Mycophenolate mofetil tied to increased risk of HHV-6 encephalitis after allogenic transplantation

Japanese investigators found that those who were administered mycophenolate mofetil along with a calcineurin inhibitor developed a much higher rate of infection: 12% in cord blood and 6% in other transplants.

HHV-6 encephalitis is a significant problem in Japan, in part because the use of cord blood transplantation (CBT) is more prevalent. The group retrospectively analyzed 73 patients who were given mycophenolate mofetil (MMF) as prophylaxis for graft-vs host disease.  Viral infection has been found to occur more frequently in patients who have received MMF (Hamad 2015).

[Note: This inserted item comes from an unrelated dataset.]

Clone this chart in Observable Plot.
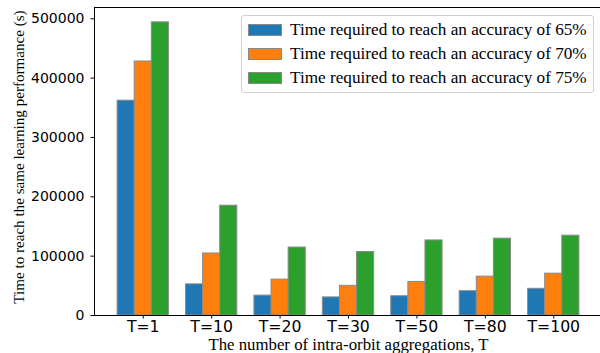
<!DOCTYPE html>
<html>
<head>
<meta charset="utf-8">
<script src="https://cdn.jsdelivr.net/npm/d3@7"></script>
<script src="https://cdn.jsdelivr.net/npm/@observablehq/plot@0.6"></script>
<style>
  html, body { margin: 0; padding: 0; background: #fff; }
  #wrap { position: relative; width: 600px; height: 353px; overflow: hidden; }
  #legend {
    position: absolute; left: 241px; top: 15px; width: 353px; height: 78px;
    border: 1px solid #d0d0d0; border-radius: 3px; background: rgba(255,255,255,0.85);
    box-sizing: border-box; padding-top: 2px;
    font-family: "Liberation Serif", "Times New Roman", serif; font-size: 17.2px; color: #000;
  }
  .row { display: flex; align-items: center; height: 24px; }
  .patch { width: 34px; height: 12px; margin-left: 6px; margin-right: 8px; box-sizing: border-box; border: 1px solid #888; flex: none; }
</style>
</head>
<body>
<div id="wrap"></div>
<script>
const categories = ["T=1", "T=10", "T=20", "T=30", "T=50", "T=80", "T=100"];
const seriesNames = [
  "Time required to reach an accuracy of 65%",
  "Time required to reach an accuracy of 70%",
  "Time required to reach an accuracy of 75%"
];
const acc65 = [362000, 52500, 33500, 30500, 32500, 41000, 45000];
const acc70 = [428000, 104500, 60500, 50000, 56500, 65500, 70500];
const acc75 = [494000, 185000, 114500, 107000, 126500, 129500, 134500];
const colors = ["#1f77b4", "#ff7f0e", "#2ca02c"];
const yTicks = [0, 100000, 200000, 300000, 400000, 500000];
const xLabel = "The number of intra-orbit aggregations, T";
const yLabel = "Time to reach the same learning performance (s)";

const seriesValues = [acc65, acc70, acc75];
const barWidth = 0.25;
const rows = [];
seriesValues.forEach((vals, j) => {
  vals.forEach((v, i) => {
    const x1 = i - 1.5 * barWidth + j * barWidth;
    rows.push({cat: categories[i], series: seriesNames[j], x1, x2: x1 + barWidth, value: v});
  });
});

const chart = Plot.plot({
  width: 600,
  height: 353,
  marginLeft: 94,
  marginRight: -2,
  marginTop: 7,
  marginBottom: 38,
  style: {fontFamily: "DejaVu Sans", fontSize: "14px", color: "black", background: "white"},
  x: {domain: [-0.7125, categories.length - 1 + 0.7125]},
  y: {domain: [0, 519000]},
  color: {domain: seriesNames, range: colors},
  marks: [
    Plot.rect(rows, {x1: "x1", x2: "x2", y1: 0, y2: "value", fill: "series", stroke: "#8a8a8a", strokeWidth: 1}),
    Plot.frame({stroke: "black", strokeWidth: 1}),
    Plot.axisX({ticks: categories.map((c, i) => i), tickFormat: i => categories[i], tickSize: 3.5, tickPadding: 1.5, label: null, fontSize: 15.7}),
    Plot.axisY({ticks: yTicks, tickFormat: d => String(d), tickSize: 3.5, tickPadding: 6.5, label: null, fontSize: 14}),
    Plot.text([xLabel], {frameAnchor: "bottom", textAnchor: "middle", dy: 34, text: d => d, fontFamily: "Liberation Serif", fontSize: 16.8}),
    Plot.text([yLabel], {frameAnchor: "left", textAnchor: "middle", dx: -75, dy: -4.5, rotate: -90, text: d => d, fontFamily: "Liberation Serif", fontSize: 15.1})
  ]
});

const wrap = document.getElementById("wrap");
wrap.appendChild(chart);

const legend = document.createElement("div");
legend.id = "legend";
seriesNames.forEach((name, j) => {
  const row = document.createElement("div");
  row.className = "row";
  const patch = document.createElement("span");
  patch.className = "patch";
  patch.style.background = colors[j];
  const label = document.createElement("span");
  label.textContent = name;
  row.appendChild(patch);
  row.appendChild(label);
  legend.appendChild(row);
});
wrap.appendChild(legend);
</script>
</body>
</html>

A review of HHV-6 encephalitis in CBT and non-CBT found an overall incidence of 8.3% and 0.5% respectively (Scheurer 2012). A recent large scale retrospective analysis in Japan found cumulative incidence of HHV-6 encephalitis to be 2.3% and 5.0% for BMT and CBT respectively.

Another study recently suggested that MMF is a risk factor for HHV-6 encephalitis (Myashita 2017). The authors warn that MMF should be administered with caution and that patients using this therapy be monitored closely for HHV-6 encephalitis.

Other interesting findings:

  • In the subset that received myeloablative conditioning, the rate of encephalitis was even higher: 14.7%.
  • All of the encephalitis patients were male.
  • Two of 7 encephalitis patients developed severe autonomic dysfunction.